Killing Off Wolverine is the Right Decision by Marvel.

The Death of Wolverine is an event comic currently running at Marvel by Charles Soule and Steven McNiven and I could not be happier the 5’3 Canadian is being killed off. He has become the most oversaturated and uninteresting comic character without any clear or consistent motivation for years now.

He is an Avenger. He is an X-Men. He is part of a black-ops team. He founded and teaches at a new school for mutants. He was possesed by a demon. He discovered his past. He lost his healing factor. He does what has to be done e.g. murder, cut, and dismember people including his own son but doesn’t want young mutants to be on the frontlines when the X-Men are needed. This is just the last ten years of stories for Wolverine so obviously death might be one of the few storylines left to explore with this character.

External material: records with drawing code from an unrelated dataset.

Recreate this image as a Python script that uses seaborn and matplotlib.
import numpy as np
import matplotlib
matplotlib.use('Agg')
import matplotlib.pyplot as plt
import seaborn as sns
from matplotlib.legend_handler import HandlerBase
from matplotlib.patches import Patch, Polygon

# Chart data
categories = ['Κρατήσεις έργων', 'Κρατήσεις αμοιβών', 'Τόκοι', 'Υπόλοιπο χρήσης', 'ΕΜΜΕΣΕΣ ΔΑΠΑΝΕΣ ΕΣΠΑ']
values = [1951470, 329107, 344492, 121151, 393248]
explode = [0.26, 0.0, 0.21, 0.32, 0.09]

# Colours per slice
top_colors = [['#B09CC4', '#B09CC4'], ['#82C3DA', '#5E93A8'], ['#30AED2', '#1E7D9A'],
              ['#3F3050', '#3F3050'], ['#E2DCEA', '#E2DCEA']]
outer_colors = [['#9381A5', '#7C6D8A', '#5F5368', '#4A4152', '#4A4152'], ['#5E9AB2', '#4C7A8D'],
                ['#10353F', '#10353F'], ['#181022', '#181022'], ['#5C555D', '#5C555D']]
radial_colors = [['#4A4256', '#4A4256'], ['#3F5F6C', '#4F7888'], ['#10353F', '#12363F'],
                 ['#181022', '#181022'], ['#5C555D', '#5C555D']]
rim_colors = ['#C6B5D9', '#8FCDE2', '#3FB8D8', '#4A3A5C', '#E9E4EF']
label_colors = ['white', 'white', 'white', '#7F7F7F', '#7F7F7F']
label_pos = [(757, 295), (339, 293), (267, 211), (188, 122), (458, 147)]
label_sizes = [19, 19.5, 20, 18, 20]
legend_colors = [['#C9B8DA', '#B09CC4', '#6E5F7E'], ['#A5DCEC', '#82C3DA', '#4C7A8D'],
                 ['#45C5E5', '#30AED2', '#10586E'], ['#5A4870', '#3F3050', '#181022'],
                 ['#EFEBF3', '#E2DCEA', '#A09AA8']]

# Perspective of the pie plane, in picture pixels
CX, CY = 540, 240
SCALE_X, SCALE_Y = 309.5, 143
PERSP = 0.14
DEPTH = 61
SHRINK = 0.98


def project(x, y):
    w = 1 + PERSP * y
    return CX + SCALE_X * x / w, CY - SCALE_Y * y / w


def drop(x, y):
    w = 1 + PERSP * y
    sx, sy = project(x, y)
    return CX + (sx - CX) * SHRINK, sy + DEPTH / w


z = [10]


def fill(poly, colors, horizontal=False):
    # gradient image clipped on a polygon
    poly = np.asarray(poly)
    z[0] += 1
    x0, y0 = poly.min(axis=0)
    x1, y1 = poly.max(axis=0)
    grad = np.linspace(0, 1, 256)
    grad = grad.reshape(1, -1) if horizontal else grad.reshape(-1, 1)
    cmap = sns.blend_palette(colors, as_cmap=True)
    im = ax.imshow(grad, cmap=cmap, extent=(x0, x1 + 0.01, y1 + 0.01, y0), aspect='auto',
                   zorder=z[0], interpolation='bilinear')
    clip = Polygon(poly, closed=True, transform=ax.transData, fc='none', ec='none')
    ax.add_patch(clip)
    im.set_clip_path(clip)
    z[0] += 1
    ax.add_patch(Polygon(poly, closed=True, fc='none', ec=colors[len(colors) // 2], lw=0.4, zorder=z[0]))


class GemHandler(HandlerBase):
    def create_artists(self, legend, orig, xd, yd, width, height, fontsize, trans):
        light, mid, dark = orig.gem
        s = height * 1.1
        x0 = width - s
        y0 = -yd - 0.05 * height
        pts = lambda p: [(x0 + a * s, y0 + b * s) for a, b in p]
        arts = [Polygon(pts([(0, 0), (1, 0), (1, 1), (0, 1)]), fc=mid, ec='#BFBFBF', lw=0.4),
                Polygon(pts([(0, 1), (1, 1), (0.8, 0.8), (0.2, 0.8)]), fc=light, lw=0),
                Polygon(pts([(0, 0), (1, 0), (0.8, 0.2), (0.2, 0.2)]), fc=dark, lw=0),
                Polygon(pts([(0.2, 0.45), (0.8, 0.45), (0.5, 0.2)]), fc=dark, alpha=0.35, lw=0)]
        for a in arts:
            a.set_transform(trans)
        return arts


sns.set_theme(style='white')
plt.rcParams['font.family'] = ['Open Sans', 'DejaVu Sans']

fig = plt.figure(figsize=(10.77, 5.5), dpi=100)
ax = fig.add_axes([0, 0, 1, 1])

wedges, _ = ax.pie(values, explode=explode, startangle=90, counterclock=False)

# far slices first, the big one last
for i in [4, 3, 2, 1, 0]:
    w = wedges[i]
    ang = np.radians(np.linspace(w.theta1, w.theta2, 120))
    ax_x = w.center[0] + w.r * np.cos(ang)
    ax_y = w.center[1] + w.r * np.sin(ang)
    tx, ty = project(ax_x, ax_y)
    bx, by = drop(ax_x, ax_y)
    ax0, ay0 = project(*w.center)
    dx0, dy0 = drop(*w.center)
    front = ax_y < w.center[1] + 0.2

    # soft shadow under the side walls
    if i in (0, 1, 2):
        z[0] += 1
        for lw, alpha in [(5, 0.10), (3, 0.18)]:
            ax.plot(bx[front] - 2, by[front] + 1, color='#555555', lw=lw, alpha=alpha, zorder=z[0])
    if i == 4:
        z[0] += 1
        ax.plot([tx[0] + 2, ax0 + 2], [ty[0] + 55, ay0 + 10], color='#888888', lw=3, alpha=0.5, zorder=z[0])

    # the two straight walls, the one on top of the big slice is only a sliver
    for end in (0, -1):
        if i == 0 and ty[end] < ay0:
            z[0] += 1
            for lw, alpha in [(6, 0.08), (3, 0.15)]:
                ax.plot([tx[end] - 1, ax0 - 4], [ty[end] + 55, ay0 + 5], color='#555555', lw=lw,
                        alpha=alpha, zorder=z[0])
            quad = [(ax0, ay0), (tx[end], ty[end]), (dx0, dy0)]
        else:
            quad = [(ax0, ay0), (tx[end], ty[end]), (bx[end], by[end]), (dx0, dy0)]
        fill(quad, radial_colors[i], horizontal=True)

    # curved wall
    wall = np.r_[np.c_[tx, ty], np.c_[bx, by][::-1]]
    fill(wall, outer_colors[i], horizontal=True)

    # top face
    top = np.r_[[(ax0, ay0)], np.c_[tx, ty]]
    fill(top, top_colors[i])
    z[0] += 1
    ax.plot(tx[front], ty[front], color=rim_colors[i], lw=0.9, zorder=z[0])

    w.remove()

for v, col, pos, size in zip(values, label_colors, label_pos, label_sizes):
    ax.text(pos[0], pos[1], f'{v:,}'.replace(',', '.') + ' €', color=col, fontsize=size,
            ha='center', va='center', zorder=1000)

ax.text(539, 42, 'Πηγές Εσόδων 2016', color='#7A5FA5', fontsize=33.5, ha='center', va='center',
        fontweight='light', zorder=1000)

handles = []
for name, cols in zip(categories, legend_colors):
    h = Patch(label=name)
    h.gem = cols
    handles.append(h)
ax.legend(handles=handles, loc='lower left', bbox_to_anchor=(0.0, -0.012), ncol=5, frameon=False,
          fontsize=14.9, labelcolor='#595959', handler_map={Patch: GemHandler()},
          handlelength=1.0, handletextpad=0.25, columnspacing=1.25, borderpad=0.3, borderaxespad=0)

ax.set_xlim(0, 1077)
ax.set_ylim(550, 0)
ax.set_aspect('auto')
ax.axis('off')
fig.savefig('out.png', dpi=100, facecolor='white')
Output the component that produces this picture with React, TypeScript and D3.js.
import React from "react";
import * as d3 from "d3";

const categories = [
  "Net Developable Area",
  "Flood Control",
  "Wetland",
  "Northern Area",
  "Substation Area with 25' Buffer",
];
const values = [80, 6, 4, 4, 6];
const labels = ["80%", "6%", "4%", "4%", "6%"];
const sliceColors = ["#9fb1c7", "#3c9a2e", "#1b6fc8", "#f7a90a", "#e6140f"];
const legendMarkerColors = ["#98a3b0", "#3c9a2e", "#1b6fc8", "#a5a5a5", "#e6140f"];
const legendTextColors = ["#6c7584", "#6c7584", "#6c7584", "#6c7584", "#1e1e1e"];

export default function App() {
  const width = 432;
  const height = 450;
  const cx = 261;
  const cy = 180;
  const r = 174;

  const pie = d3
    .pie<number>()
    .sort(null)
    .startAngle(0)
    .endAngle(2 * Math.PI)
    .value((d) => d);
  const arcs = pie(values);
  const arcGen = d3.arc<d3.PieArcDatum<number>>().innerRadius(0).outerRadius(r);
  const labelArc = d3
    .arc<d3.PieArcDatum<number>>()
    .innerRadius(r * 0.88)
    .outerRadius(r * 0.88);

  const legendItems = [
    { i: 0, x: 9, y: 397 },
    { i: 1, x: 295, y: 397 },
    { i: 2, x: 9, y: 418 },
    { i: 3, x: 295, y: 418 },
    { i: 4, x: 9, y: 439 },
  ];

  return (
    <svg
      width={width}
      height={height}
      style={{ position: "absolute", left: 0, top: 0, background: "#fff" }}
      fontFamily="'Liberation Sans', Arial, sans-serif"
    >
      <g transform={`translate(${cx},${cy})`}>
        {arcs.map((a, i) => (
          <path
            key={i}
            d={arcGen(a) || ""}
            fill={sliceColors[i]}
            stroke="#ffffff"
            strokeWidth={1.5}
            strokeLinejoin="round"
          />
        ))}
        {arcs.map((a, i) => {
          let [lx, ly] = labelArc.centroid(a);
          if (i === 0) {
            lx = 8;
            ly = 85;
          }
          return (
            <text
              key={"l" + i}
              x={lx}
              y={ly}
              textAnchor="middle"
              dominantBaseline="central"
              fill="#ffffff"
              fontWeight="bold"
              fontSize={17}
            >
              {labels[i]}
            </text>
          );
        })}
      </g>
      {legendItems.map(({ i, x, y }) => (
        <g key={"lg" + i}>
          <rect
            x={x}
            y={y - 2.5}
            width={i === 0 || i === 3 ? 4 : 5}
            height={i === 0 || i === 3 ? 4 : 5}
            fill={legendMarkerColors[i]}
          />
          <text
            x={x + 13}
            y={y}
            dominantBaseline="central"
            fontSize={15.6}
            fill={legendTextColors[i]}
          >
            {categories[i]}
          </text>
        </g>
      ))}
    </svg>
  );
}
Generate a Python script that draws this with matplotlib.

The problem is, with a timeline that basically perpetually frozen so their characters don’t age all of this jumbling of progress and motivation has made Logan impossible for me to care about.

The other problem is that he’s in every book. In one book he’s lecturing Scott Summers about how teenagers aren’t soldiers, in another he’s telling Captain America that sometimes killing is the only solution, in another he’s drinking beers with Spider-Man playing the gruff stoic friend to Peter Park and then in another he’s killing people with his teenage clone X-23 with the rest of his black ops team. The character needs consistency and if they need to kill him off to do that then I am all for it.

There is no change in comics, just the illusion of change. Wolverine coming back from the dead isn’t an eventuality but an inevitability. Hopefully he is in a limited capacity, like say, in one solo ongoing and one team book. If he’s going to be in the Avengers, don’t put him in X-Force or the X-Men. If he’s in one ongoing where he’s trying to fight moon mutant don’t have another one where he’s underneath the Earth’s soil marrying a mole woman. When you put him in all these different books so close together acting differently than he does in all the other books he appears in you’re telling me that Wolverine doesn’t matter, the storyline doesn’t matter, and making me well aware of the illusion of change.

For people who don’t read comics it is much easier to like Wolverine. He is like the definition of power fantasy. He has sharp blades coming out of his hand, he heals from almost anything, has a clear purpose in life (finding out his past) while doing and saying whatever he wants because he’s not to be messed with. Imagine what it’s like to be around that guy all the time but everytime you hang out he contradicts himself. That is what it’s like to read Wolverine in comics.

So go ahead Marvel, kill him. Make X-23 the new Wolverine for a couple of years, explore what motivates her and then when you bring Wolverine back give him a motivation I can get behind instead of plopping him into a story to raise sales of an issue. It makes sense to me. One of the most interesting storylines to happen to Batman in the last couple of years was for Bruce to get lost in time while Dick Grayson took on the mantle. While you’re at it, kill off Deadpool too.

Never Going to Watch HBO’s The Leftovers.

In The Leftovers, based on the novel by Tom Perrotta and developed by Damon Lindelof (Lost, Prometheus) a mysterious, a event has occurred making 2% of the world’s population disappear. Both the Perrotta and Lindelof have said here and here have said it isn’t about the mystery but about how the characters react and change to it.

That’s well and good but it isn’t the kind of storytelling for me. I need both, character development and answers to the mystery. The whole point of even having a mystery in a story is to eventually answer it. What Lindelof loves doing instead is using the mystery in order to explore his pseudo philosophy about the meaning of life, a mystery that he cannot answer. I already have a story like that, we all do, it’s called life and I am not looking for the ambiguity of life in the stories I consume. The problem I have with his style of writing is either he doesn’t answer the question or the answers he provides are so anti-climactic (Lost & Prometheus) that I am left feeling like I wasted my time. The fear of their time being wasted, in my personal opinion, is why people hate spoilers. When you spoil a story for someone you’ve essentially taken the joy of discovery away from them thus watching, reading, listening to it is now a waste of time. With Lindelof everything I have watched by him makes me feel like I’ve wasted my time because his character development doesn’t connect with me, his protagonist often coming off unlikable, ineffectual and his answers are either not there or disappointing.

Modern mystery and thriller novels have the opposite problem. All the stories has is answers, answers I’ve usually figured out early into the book. Without the character development in their protagonist the journey to the answers I already guessed isn’t very interesting to me.

Plus, what I don’t understand is what does that character development even mean if there is no resolution or a poor one? What makes it matter? That’s not what interests Lindelof as a writer. So I am not interested in his writing and I am not going to waste my time with The Leftovers.